1. ## Proving a matrix function as injective

I'm having trouble on a question proving that a function, multiplying a matrix by a column is injective.

The question is:

$\displaystyle A=\begin{pmatrix}3&5\\6&10\\-2 & -3\\\end{pmatrix}$

and $\displaystyle T_A(\bar{u}) =A\bar{u}$

is $\displaystyle T_A$ injective?
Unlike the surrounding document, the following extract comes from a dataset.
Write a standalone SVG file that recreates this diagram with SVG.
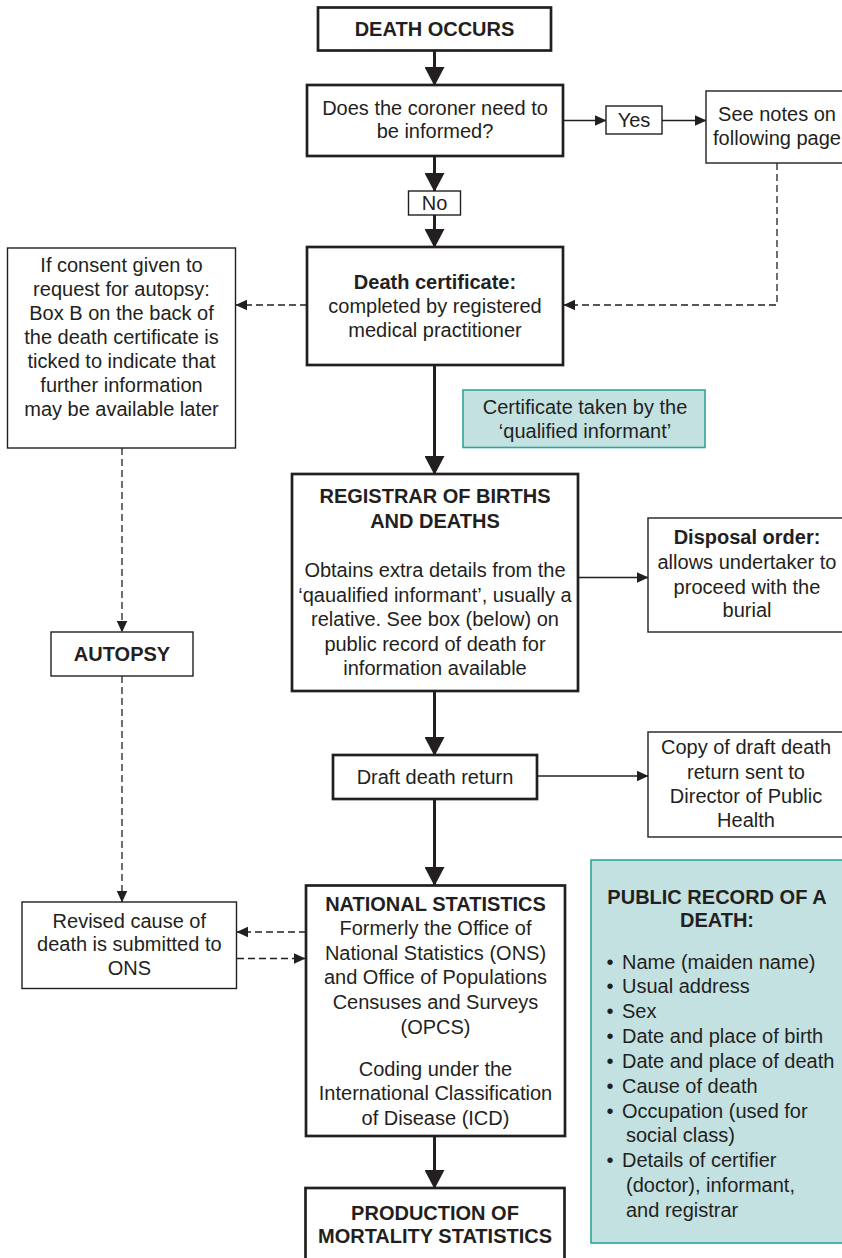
<svg xmlns="http://www.w3.org/2000/svg" width="842" height="1258" viewBox="0 0 842 1258">
<style>
text{font-family:"Liberation Sans",Arial,Helvetica,sans-serif;font-size:20px;fill:#231f20;text-anchor:middle}
.b{font-weight:bold}
.l{text-anchor:start}
.main{fill:#fff;stroke:#231f20;stroke-width:2.7}
.thin{fill:#fff;stroke:#231f20;stroke-width:1.4}
.teal{fill:#c3e1e1;stroke:#2ea59c;stroke-width:1.6}
.ma{stroke:#231f20;stroke-width:3;fill:none}
.ta{stroke:#231f20;stroke-width:1.4;fill:none}
.da{stroke:#231f20;stroke-width:1.3;fill:none;stroke-dasharray:7,4}
</style>
<defs>
<marker id="big" markerUnits="userSpaceOnUse" markerWidth="20" markerHeight="20" viewBox="0 0 18 19" refX="17" refY="9.5" orient="auto"><path d="M0,0L18,9.5L0,19z" fill="#231f20"/></marker>
<marker id="sm" markerUnits="userSpaceOnUse" markerWidth="12" markerHeight="12" viewBox="0 0 11 10" refX="10.5" refY="5" orient="auto"><path d="M0,0L11,5L0,10z" fill="#231f20"/></marker>
</defs>
<g id="connectors">
<path class="ma" d="M434.5,51V85" marker-end="url(#big)"/>
<path class="ma" d="M434.5,156V191" marker-end="url(#big)"/>
<path class="ma" d="M434.5,215V247" marker-end="url(#big)"/>
<path class="ma" d="M434.5,365V474" marker-end="url(#big)"/>
<path class="ma" d="M434.5,691V755" marker-end="url(#big)"/>
<path class="ma" d="M434.5,799V885" marker-end="url(#big)"/>
<path class="ma" d="M434.5,1136V1188" marker-end="url(#big)"/>
<path class="ta" d="M563,120.5H606" marker-end="url(#sm)"/>
<path class="ta" d="M662,120.5H706" marker-end="url(#sm)"/>
<path class="ta" d="M578,577.5H648" marker-end="url(#sm)"/>
<path class="ta" d="M537,776H648" marker-end="url(#sm)"/>
<path class="da" d="M777,163V305H564" marker-end="url(#sm)"/>
<path class="da" d="M307,305H236" marker-end="url(#sm)"/>
<path class="da" d="M122,448V632" marker-end="url(#sm)"/>
<path class="da" d="M122,676V902" marker-end="url(#sm)"/>
<path class="da" d="M306,932H237" marker-end="url(#sm)"/>
<path class="da" d="M237,958.5H305" marker-end="url(#sm)"/>
</g>
<g id="death-occurs">
<rect class="main" x="318" y="7.5" width="233" height="43"/>
<text class="b" x="434.5" y="36">DEATH OCCURS</text>
</g>
<g id="coroner">
<rect class="main" x="307" y="85" width="256" height="71"/>
<text x="435" y="115">Does the coroner need to</text>
<text x="435" y="138">be informed?</text>
</g>
<g id="yes">
<rect class="thin" x="606" y="106" width="56" height="28"/>
<text x="634" y="127">Yes</text>
</g>
<g id="see-notes">
<rect class="thin" x="706" y="91" width="144" height="72"/>
<text x="777" y="120.5">See notes on</text>
<text x="777" y="145">following page</text>
</g>
<g id="no">
<rect class="thin" x="408.5" y="191" width="52" height="24"/>
<text x="434.5" y="210">No</text>
</g>
<g id="death-certificate">
<rect class="main" x="307" y="247" width="256" height="118"/>
<text class="b" x="435" y="289">Death certificate:</text>
<text x="435" y="313">completed by registered</text>
<text x="435" y="337">medical practitioner</text>
</g>
<g id="consent">
<rect class="thin" x="7.5" y="248" width="228" height="200"/>
<text x="121.5" y="272">If consent given to</text>
<text x="121.5" y="296">request for autopsy:</text>
<text x="121.5" y="320">Box B on the back of</text>
<text x="121.5" y="344">the death certificate is</text>
<text x="121.5" y="368">ticked to indicate that</text>
<text x="121.5" y="392">further information</text>
<text x="121.5" y="416">may be available later</text>
</g>
<g id="certificate-taken">
<rect class="teal" x="463" y="390" width="242" height="57.5"/>
<text x="585" y="414">Certificate taken by the</text>
<text x="585" y="438">‘qualified informant’</text>
</g>
<g id="registrar">
<rect class="main" x="292" y="474" width="286" height="217"/>
<text class="b" x="435" y="503">REGISTRAR OF BIRTHS</text>
<text class="b" x="435" y="527.5">AND DEATHS</text>
<text x="435" y="577">Obtains extra details from the</text>
<text x="435" y="601.5">‘qaualified informant’, usually a</text>
<text x="435" y="626">relative. See box (below) on</text>
<text x="435" y="650.5">public record of death for</text>
<text x="435" y="675">information available</text>
</g>
<g id="disposal">
<rect class="thin" x="648" y="518" width="198" height="114"/>
<text class="b" x="747" y="544">Disposal order:</text>
<text x="747" y="569">allows undertaker to</text>
<text x="747" y="593.5">proceed with the</text>
<text x="747" y="617">burial</text>
</g>
<g id="autopsy">
<rect class="thin" x="51" y="632" width="142" height="44"/>
<text class="b" x="122" y="661">AUTOPSY</text>
</g>
<g id="draft">
<rect class="main" x="333" y="755" width="204" height="44"/>
<text x="435" y="784">Draft death return</text>
</g>
<g id="copy">
<rect class="thin" x="648" y="732" width="198" height="105"/>
<text x="746" y="754">Copy of draft death</text>
<text x="746" y="778.5">return sent to</text>
<text x="746" y="802.5">Director of Public</text>
<text x="746" y="827">Health</text>
</g>
<g id="revised">
<rect class="thin" x="22" y="902" width="214.5" height="86.5"/>
<text x="129.3" y="927.7">Revised cause of</text>
<text x="129.3" y="951">death is submitted to</text>
<text x="129.3" y="975.3">ONS</text>
</g>
<g id="national-statistics">
<rect class="main" x="306" y="885.5" width="259" height="250.5"/>
<text class="b" x="435.5" y="911">NATIONAL STATISTICS</text>
<text x="435.5" y="935.3">Formerly the Office of</text>
<text x="435.5" y="960.3">National Statistics (ONS)</text>
<text x="435.5" y="984.3">and Office of Populations</text>
<text x="435.5" y="1009.3">Censuses and Surveys</text>
<text x="435.5" y="1033.7">(OPCS)</text>
<text x="435.5" y="1076.3">Coding under the</text>
<text x="435.5" y="1100.3">International Classification</text>
<text x="435.5" y="1125.3">of Disease (ICD)</text>
</g>
<g id="production">
<rect class="main" x="305.5" y="1188" width="259" height="80"/>
<text class="b" x="435" y="1220.3">PRODUCTION OF</text>
<text class="b" x="435" y="1243">MORTALITY STATISTICS</text>
</g>
<g id="public-record">
<rect class="teal" x="591" y="860" width="260" height="383"/>
<text class="b" x="717" y="903.7">PUBLIC RECORD OF A</text>
<text class="b" x="717" y="927">DEATH:</text>
<text x="610" y="968.5">•</text><text class="l" x="622" y="968.5">Name (maiden name)</text>
<text x="610" y="993.3">•</text><text class="l" x="622" y="993.3">Usual address</text>
<text x="610" y="1018.2">•</text><text class="l" x="622" y="1018.2">Sex</text>
<text x="610" y="1043">•</text><text class="l" x="622" y="1043">Date and place of birth</text>
<text x="610" y="1067.8">•</text><text class="l" x="622" y="1067.8">Date and place of death</text>
<text x="610" y="1092.7">•</text><text class="l" x="622" y="1092.7">Cause of death</text>
<text x="610" y="1117.5">•</text><text class="l" x="622" y="1117.5">Occupation (used for</text>
<text class="l" x="626" y="1142.3">social class)</text>
<text x="610" y="1167.1">•</text><text class="l" x="622" y="1167.1">Details of certifier</text>
<text class="l" x="626" y="1192">(doctor), informant,</text>
<text class="l" x="626" y="1216.8">and registrar</text>
</g>
</svg>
And why?

Can anyone give me any help?

2. $\displaystyle A=\begin{pmatrix}3&5\\6&10\\-2 & -3\\\end{pmatrix}$
Let $\displaystyle \overline{u}=\begin{pmatrix} {x}\\ {y} \end{pmatrix}$

Therefore:

$\displaystyle \begin{pmatrix}3&5\\6&10\\-2 & -3\\\end{pmatrix}\begin{pmatrix} {x}\\ {y} \end{pmatrix}=\begin{pmatrix} {3x+5y}\\ {6x+10y}\\ {-2x-3y} \end{pmatrix}=T_A(\overline{u})$

Suppose two values of $\displaystyle \overline{u}$ are mapped to the same point (ie. $\displaystyle T_A$ is not injective).

Let $\displaystyle \overline{u_1}=\begin{pmatrix} {x_1}\\ {y_1} \end{pmatrix}$ and let $\displaystyle \overline{u_2}=\begin{pmatrix} {x_2}\\ {y_2} \end{pmatrix}$.

This gives:

$\displaystyle \begin{pmatrix} {3x_1+5y_1}\\ {6x_1+10y_1}\\ {-2x_1-3y_1} \end{pmatrix}=T_A(\overline{u_1})$

$\displaystyle \begin{pmatrix} {3x_2+5y_2}\\ {6x_2+10y_2}\\ {-2x_2-3y_2} \end{pmatrix}=T_A(\overline{u_2})$

Since they are mapped to the same point $\displaystyle T_A(\overline{u_1})=T_A(\overline{u_2})$.

Therefore: $\displaystyle \begin{pmatrix} {3x_1+5y_1}\\ {6x_1+10y_1}\\ {-2x_1-3y_1} \end{pmatrix}=\begin{pmatrix} {3x_2+5y_2}\\ {6x_2+10y_2}\\ {-2x_2-3y_2} \end{pmatrix}$

Hence:

From the first (and second rows, i'm cutting some working here) $\displaystyle 3(x_1-x_2)+5(y_1-y_2)=0$.

From the third row $\displaystyle 2(x_1-x_2)+3(y_1-y_2)=0$.

We want to cancel out the y's.
$\displaystyle 5+3n=0 \Rightarrow \ n=\frac{-5}{3}$.

Therefore:

$\displaystyle 3(x_1-x_2)-\frac{10}{3}(x_1-x_2)=0$

$\displaystyle 9(x_1-x_2)=10(x_1-x_2)$

$\displaystyle 9x_1-9x_2=10x_1-10x_2$

$\displaystyle -x_1+x_2=0 \Rightarrow \ x_1=x_2$.

We also have: $\displaystyle 2(x_1-x_2)+3(y_1-y_2)=0$.
Since we already know that $\displaystyle x_1=x_2$, this implies that $\displaystyle y_1=y_2$.

Hence $\displaystyle \overline{u_1}=\overline{u_2}$ so the function is injective.

3. ## Thanks

Thank you so much for that! After I saw that, I kicked myself for not thinking of it.

I managed to do it all by myself now, thanks again!